De aquellos polvos...

Uno de los comportamientos más arraigados en la naturaleza animal de la criatura que camina erguida es el de anticipar acontecimientos mediante la interpretación de sucesos previos a los mismos como causantes de ellos, por supuesto, sin pararse siquiera un segundo a mirar si entre ambos existe relación más allá de la simultaneidad. Ya aquellos seres moradores de cavernas, que como Fraga se desplazaban cual úrsidos, tomaban precauciones en su rutinaria existencia de cazadores-recolectores ante fenómenos astronómicos, que les eran ajenos a sus protegidas entendederas. Cuando se les cruzaba un eclipse camino de la caza de algún insensato cuadrúpedo, con carnes suficientes para alimentar a toda la prole, se suspendía de inmediato la batida aún a costa de dejar al personal con más apetito que un naúfrago de un avión de Fedex que exclusivamente portara en sus bodegas toneladas de Biomanán. De igual forma, esos romanos que nos han legado lengua, cultura, arquitectura, ocio y demás rimbombantes y racionales conceptos en ese caudal hereditario que nadie nos pidió aceptar, ay amigo, si la sangre del buey agonizante discurría a siniestra o si el vuelo del ave recién liberada no se dirigía hacia los buenos augurios,  poco importaba el buen descanso de los triarii o la superioridad manifiesta de los hastati, la batalla quedaba cancelada hasta que los dioses se pusieran de su parte.

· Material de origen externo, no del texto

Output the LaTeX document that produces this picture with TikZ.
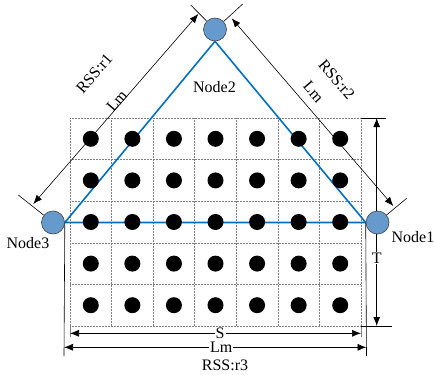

Pasan los siglos, la casa sigue rotando a 1700 km/h en el ecuador, pero se ve que la fuerza de la gravedad es más intensa que la centrípeta y las (malas) costumbres permanecen. Así, emulando a aquellos decimonónicos de levitas nevadas y pelo encerado a la vera del quinqué, seguimos de forma absurda confiando en la repetición como correa de transmisión del conocimiento y mal llamamos a la memorización aprendizaje, a menudo incluso desde la precipitación más dañina para los efectos buscados. Poco importan los nefandos análisis que acreditan lo contrario.

Pertinaces, ayer nos deleitaron en la televisión pública (who knows) madrileña con un debate entre candidatos a la presidencia de la comunidad. Tranquilos, llamar debate a una agregación de soliloquios es parte de la neolengua, esa que nos conquistó con el abrefácil y la tolerancia cero, tan on fire como inescrutable. Uno entiende que la aparición hasta en la intragable sopa catódica de caretos, que bien se han guardado de mostrar su faz cuando de ordenar deshaucios, malpagar colegios y regalar servicios sanitarios al potente lobby del cuidado de la salud (todavía me duelen los escondidos abdominales de la risa que semejante eufemismo me produce) se trataba, indica con total seguridad el advenimiento indubitado del sufragio, acto sacramental que, como el de la recuperación del dato desde la memoria y su confusión interesada con el aprendizaje, equivale en este país de atajos y poco rigor al ejercicio de la democracia. Claro, que entre los que afirman semejante dislate están el buen puñado de nostágicos de tiempos pretéritos, cuando se dilucidaba entre el "no quiere que me vaya" o el "sí quiere que me quede". Es tentador traicionarse y concluir sin pensar, que si una manada de sujetos entrados en años andan dando besos en los mercados a ancianas con cáctus en el mentón, ayudando a cruzar a criaturas repletas de mocos y enredos en el pelo en los pasos de cebra frente a los colegios, poniendo cazos de avecrén en platos de comedores sociales, o, acabáramos: remando cual capitán pirata en el estanque del jardín del Retiro, más pronto que tarde nos tocará a nosotros cruzar los dedos para que en nuestra segura próxima visita al colegio electoral no nos encontremos con algún pelma con morriña del barrio que nos quiera contar lo bien que le va en la vida o la eficacia de la gomina Giorgi sobre los caracolillos que le protegen de ser merecidamente apuntillado en el bulbo raquídeo. No es raro que solo lluevan balas, por ahora.